Consumer dairy choices, controversy, and prices enter in the shopping cart selection process. Another choice is the method of milk production on the farm. The first quarter of 2009 national American Farm Bureau Association supermarket price summary reported organic milk cost $3.71 a half a gallon, rBST labeled milk (from cows not inject with bovine somatotropin) at $3.19 per half gallon, and conventional/"green" milk at $2.16 per half gallon. "Green" milk is produced by dairy farmers using all approved technology to produce milk leading to a lower carbon footprint and more efficiency (more milk per cow at a lower cost to produce the milk).

Currently dairy farmers receive $11 to $14 per one hundred pounds while the cost to product this milk will range from $15 to $18 per one hundred pounds depending on region in the U.S., feed costs, herd size, and investments needed to house and management cows.

Supermarkets continue to be the primary source of purchasing milk (72% of all milk sold) while drug stores sell 3 percent of all milk sales. Federal school programs utilize 5.6 percent of all U.S. sales. Italian cheese is the most popular type of cheese at 14 pounds (total 31.9 pounds). No dairy products were purchased in 2007 by the government milk price support program. Mexico was our largest foreign customer to import dairy products. The U.S. exported nearly 11 percent of all 2008 dairy production with record exports improving the U.S. balance of payment.
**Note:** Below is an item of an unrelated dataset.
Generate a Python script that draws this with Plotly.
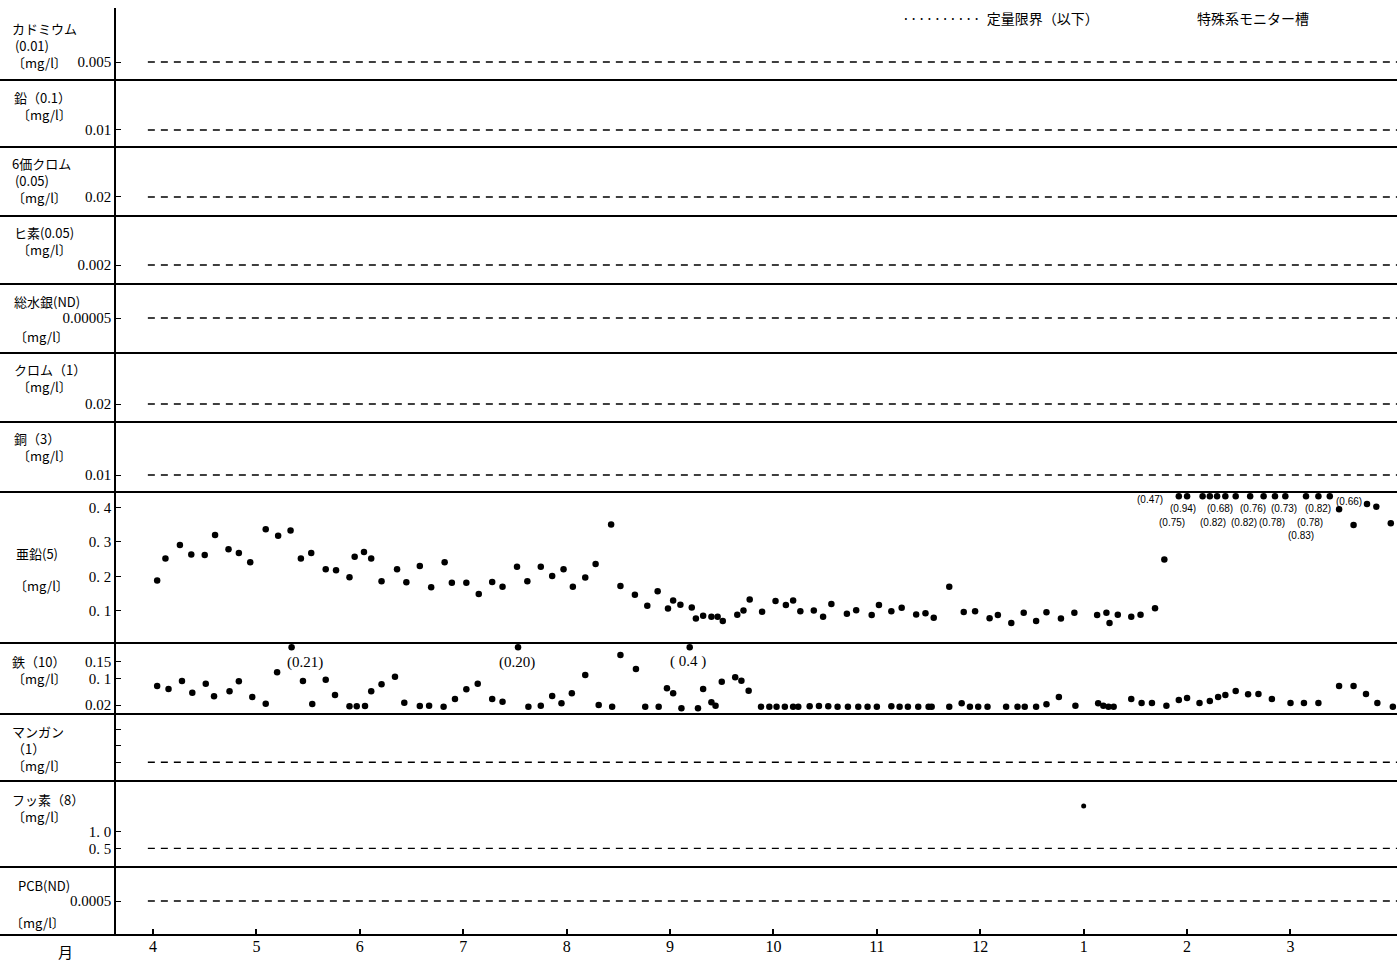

The 2008 U.S. dairy industry had 57,127 dairy farm operations (a decline of 4.4 percent compared to 2007) with 9.32 million cows (up 1.4 percent compared to 2007) producing 189.9 billion pounds of milk (up 2.3 percent compared to 2007) averaging 20,396 of milk per cow annually. In comparison, the European Union of 27 countries has 24.3 million dairy cows producing 12,015 pounds of milk per cow. The continued improvements in efficiency in the U.S. dairy industry reflect higher milk yield per cow resulting in lower priced milk and dairy products for U.S. consumers.